Problem to work on:
All lines from the beginning of the listing through the line with "below of=ugender, node" are to be copied word for word; the pictures are not.

--- BEGIN Supplied information ---

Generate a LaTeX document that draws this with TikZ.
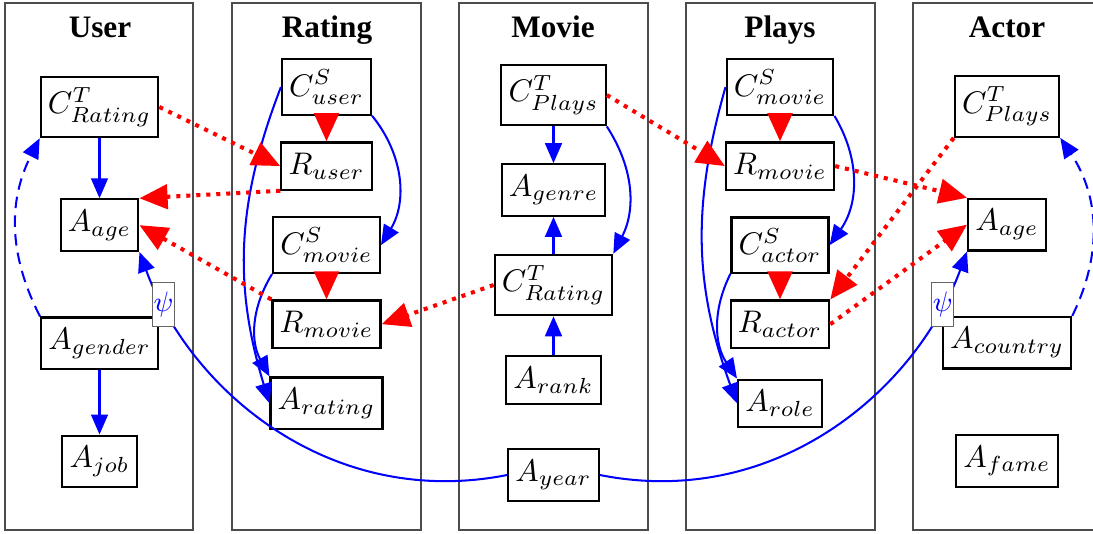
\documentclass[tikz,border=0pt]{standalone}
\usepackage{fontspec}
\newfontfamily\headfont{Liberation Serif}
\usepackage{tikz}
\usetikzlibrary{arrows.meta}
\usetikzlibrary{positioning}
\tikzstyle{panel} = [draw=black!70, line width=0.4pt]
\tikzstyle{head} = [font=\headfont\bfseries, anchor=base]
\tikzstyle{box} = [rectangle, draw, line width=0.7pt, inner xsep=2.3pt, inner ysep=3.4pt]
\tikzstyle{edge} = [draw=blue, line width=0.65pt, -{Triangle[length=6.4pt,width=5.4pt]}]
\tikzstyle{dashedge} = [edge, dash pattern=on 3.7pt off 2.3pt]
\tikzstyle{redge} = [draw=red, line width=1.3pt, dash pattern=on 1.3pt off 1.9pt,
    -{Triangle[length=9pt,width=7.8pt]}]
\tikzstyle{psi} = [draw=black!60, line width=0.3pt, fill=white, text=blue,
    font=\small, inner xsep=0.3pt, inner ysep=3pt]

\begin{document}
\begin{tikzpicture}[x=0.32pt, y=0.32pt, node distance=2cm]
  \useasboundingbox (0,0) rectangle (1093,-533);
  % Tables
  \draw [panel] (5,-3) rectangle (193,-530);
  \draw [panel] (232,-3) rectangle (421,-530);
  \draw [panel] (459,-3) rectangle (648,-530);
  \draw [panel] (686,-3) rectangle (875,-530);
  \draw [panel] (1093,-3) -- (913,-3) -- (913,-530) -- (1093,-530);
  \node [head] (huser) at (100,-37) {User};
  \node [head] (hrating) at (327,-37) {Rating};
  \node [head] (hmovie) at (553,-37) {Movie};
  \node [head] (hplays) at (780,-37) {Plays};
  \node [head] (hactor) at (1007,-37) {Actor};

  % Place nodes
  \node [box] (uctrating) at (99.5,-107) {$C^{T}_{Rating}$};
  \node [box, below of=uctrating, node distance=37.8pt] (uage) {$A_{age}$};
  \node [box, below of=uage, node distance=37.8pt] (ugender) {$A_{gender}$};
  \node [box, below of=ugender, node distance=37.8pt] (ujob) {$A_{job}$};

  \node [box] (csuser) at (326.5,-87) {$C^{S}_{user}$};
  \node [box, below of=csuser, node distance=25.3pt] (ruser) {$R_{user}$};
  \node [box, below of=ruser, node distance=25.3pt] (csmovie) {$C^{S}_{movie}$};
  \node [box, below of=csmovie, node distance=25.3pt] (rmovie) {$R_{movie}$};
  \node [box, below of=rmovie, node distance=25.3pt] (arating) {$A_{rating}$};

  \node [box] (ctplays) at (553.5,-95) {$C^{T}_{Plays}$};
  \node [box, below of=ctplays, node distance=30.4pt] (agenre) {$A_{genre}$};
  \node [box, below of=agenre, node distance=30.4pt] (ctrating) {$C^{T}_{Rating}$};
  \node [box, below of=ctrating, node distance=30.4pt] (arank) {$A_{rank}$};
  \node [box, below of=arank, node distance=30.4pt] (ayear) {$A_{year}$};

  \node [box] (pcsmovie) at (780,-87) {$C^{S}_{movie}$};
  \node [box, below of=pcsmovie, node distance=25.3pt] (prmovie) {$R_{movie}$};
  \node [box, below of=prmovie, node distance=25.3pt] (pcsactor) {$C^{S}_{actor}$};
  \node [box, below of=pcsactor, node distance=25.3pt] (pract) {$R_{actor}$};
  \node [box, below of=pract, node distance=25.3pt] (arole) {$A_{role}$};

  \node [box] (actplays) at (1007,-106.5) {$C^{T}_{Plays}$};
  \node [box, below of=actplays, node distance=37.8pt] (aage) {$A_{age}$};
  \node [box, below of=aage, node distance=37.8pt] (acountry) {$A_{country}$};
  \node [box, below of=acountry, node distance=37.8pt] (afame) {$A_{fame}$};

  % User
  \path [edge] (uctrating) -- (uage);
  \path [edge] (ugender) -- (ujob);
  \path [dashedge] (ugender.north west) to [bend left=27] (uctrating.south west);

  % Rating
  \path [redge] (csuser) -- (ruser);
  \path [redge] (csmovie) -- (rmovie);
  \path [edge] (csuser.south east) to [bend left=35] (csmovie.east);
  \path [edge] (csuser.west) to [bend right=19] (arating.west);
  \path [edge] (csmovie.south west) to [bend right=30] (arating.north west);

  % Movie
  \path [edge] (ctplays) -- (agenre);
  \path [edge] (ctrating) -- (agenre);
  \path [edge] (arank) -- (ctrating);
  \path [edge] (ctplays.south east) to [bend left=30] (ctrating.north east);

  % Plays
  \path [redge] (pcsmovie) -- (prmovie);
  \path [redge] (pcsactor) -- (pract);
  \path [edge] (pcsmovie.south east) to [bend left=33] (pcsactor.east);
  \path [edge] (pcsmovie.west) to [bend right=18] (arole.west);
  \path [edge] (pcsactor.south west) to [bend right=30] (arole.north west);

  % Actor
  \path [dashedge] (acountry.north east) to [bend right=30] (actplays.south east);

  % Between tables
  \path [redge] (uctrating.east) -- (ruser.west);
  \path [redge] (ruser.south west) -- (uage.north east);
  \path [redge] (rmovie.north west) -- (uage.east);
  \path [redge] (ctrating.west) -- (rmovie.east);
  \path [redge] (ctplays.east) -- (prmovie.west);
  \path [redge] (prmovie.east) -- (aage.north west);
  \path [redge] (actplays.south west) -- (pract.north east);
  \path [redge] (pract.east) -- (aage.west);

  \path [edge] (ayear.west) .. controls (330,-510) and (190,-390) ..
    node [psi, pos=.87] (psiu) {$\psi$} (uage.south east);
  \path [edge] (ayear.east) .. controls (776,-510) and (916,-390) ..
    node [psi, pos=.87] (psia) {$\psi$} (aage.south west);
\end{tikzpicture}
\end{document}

--- END Supplied information ---

Answer to this exercise:
Generate a LaTeX document that draws this with TikZ.
\documentclass[tikz,border=0pt]{standalone}
\usepackage{fontspec}
\newfontfamily\headfont{Liberation Serif}
\usepackage{tikz}
\usetikzlibrary{arrows.meta}
\usetikzlibrary{positioning}
\tikzstyle{panel} = [draw=black!70, line width=0.4pt]
\tikzstyle{head} = [font=\headfont\bfseries, anchor=base]
\tikzstyle{box} = [rectangle, draw, line width=0.7pt, inner xsep=2.3pt, inner ysep=3.4pt]
\tikzstyle{edge} = [draw=blue, line width=0.65pt, -{Triangle[length=6.4pt,width=5.4pt]}]
\tikzstyle{dashedge} = [edge, dash pattern=on 3.7pt off 2.3pt]
\tikzstyle{redge} = [draw=red, line width=1.3pt, dash pattern=on 1.3pt off 1.9pt,
    -{Triangle[length=9pt,width=7.8pt]}]
\tikzstyle{psi} = [draw=black!60, line width=0.3pt, fill=white, text=blue,
    font=\small, inner xsep=0.3pt, inner ysep=3pt]

\begin{document}
\begin{tikzpicture}[x=0.32pt, y=0.32pt, node distance=2cm]
  \useasboundingbox (0,0) rectangle (1093,-533);
  % Tables
  \draw [panel] (5,-3) rectangle (193,-530);
  \draw [panel] (232,-3) rectangle (421,-530);
  \draw [panel] (459,-3) rectangle (648,-530);
  \draw [panel] (686,-3) rectangle (875,-530);
  \draw [panel] (1093,-3) -- (913,-3) -- (913,-530) -- (1093,-530);
  \node [head] (huser) at (100,-37) {User};
  \node [head] (hrating) at (327,-37) {Rating};
  \node [head] (hmovie) at (553,-37) {Movie};
  \node [head] (hplays) at (780,-37) {Plays};
  \node [head] (hactor) at (1007,-37) {Actor};

  % Place nodes
  \node [box] (uctrating) at (99.5,-107) {$C^{T}_{Rating}$};
  \node [box, below of=uctrating, node distance=37.8pt] (uage) {$A_{age}$};
  \node [box, below of=uage, node distance=37.8pt] (ugender) {$A_{gender}$};
  \node [box, below of=ugender, node distance=37.8pt] (ujob) {$A_{job}$};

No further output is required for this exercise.